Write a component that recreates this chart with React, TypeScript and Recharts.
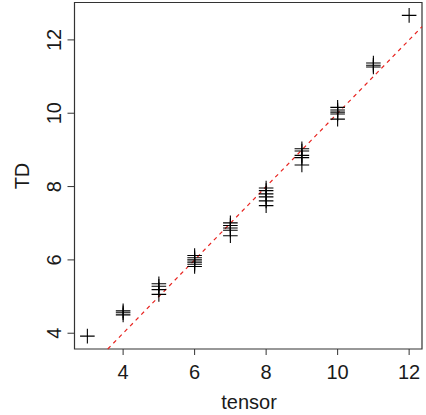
import React from 'react';
import { ScatterChart, Scatter, XAxis, YAxis, ReferenceArea, ReferenceLine } from 'recharts';

const tensor = [3, 4, 4, 4, 5, 5, 5, 5, 6, 6, 6, 6, 6, 6, 7, 7, 7, 7, 7, 8, 8, 8, 8, 8, 8, 9, 9, 9, 9, 9, 10, 10, 10, 10, 10, 11, 11, 11, 12];
const td = [3.92, 4.61, 4.56, 4.5, 5.35, 5.28, 5.19, 5.06, 6.12, 6.06, 6.0, 5.94, 5.88, 5.82, 7.01, 6.94, 6.87, 6.81, 6.66, 7.96, 7.89, 7.8, 7.72, 7.61, 7.48, 9.03, 8.97, 8.85, 8.79, 8.59, 10.16, 10.09, 10.03, 9.98, 9.84, 11.37, 11.31, 11.26, 12.67];
const xTicks = [4, 6, 8, 10, 12];
const yTicks = [4, 6, 8, 10, 12];
const xDomain = [2.64, 12.36];
const yDomain = [3.57, 13.02];
const ablineEnds = [3.57, 12.36];

const data = tensor.map((x, i) => ({ x, y: td[i] }));

const FONT = 'Liberation Sans, Arial, Helvetica, sans-serif';
const TXT = '#1a1a1a';

const Plus = (props: any) => {
  const { cx, cy } = props;
  const h = 7.3;
  return (
    <path d={`M${cx - h},${cy}H${cx + h}M${cx},${cy - h}V${cy + h}`} stroke="#000" strokeWidth={1.1} fill="none" />
  );
};

const XTick = (props: any) => {
  const { x, payload } = props;
  return (
    <text x={x} y={379} textAnchor="middle" fontSize={20} fontFamily={FONT} fill={TXT}>
      {payload.value}
    </text>
  );
};

const YTick = (props: any) => {
  const { y, payload } = props;
  return (
    <text x={61.2} y={y} transform={`rotate(-90 61.2 ${y})`} textAnchor="middle" fontSize={20} fontFamily={FONT} fill={TXT}>
      {payload.value}
    </text>
  );
};

export default function App() {
  return (
    <div style={{ position: 'absolute', left: 0, top: 0 }}>
      <ScatterChart width={426} height={415} margin={{ top: 2.5, right: 4, bottom: 0, left: 0 }}>
        <XAxis
          type="number"
          dataKey="x"
          domain={xDomain}
          ticks={xTicks}
          allowDataOverflow
          height={66}
          axisLine={false}
          tickLine={{ stroke: '#333' }}
          tickSize={6}
          tick={<XTick />}
        />
        <YAxis
          type="number"
          dataKey="y"
          domain={yDomain}
          ticks={yTicks}
          allowDataOverflow
          width={74.5}
          axisLine={false}
          tickLine={{ stroke: '#333' }}
          tickSize={7}
          tick={<YTick />}
        />
        <ReferenceArea x1={xDomain[0]} x2={xDomain[1]} y1={yDomain[0]} y2={yDomain[1]} fill="none" stroke="#333" strokeWidth={1.2} ifOverflow="visible" />
        <ReferenceLine
          segment={[{ x: ablineEnds[0], y: ablineEnds[0] }, { x: ablineEnds[1], y: ablineEnds[1] }]}
          stroke="#e8231f"
          strokeDasharray="4 4"
          strokeWidth={1.2}
          ifOverflow="visible"
        />
        <Scatter data={data} shape={<Plus />} isAnimationActive={false} />
        <text x={249} y={408.5} textAnchor="middle" fontSize={20} fontFamily={FONT} fill={TXT}>tensor</text>
        <text x={28.5} y={176} transform="rotate(-90 28.5 176)" textAnchor="middle" fontSize={20} fontFamily={FONT} fill={TXT}>TD</text>
      </ScatterChart>
    </div>
  );
}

**WHAT TO DO**.
Copy all lines from the data that hold the word "React".

**RESULT FOR THIS EXERCISE**.
Write a component that recreates this chart with React, TypeScript and Recharts.
import React from 'react';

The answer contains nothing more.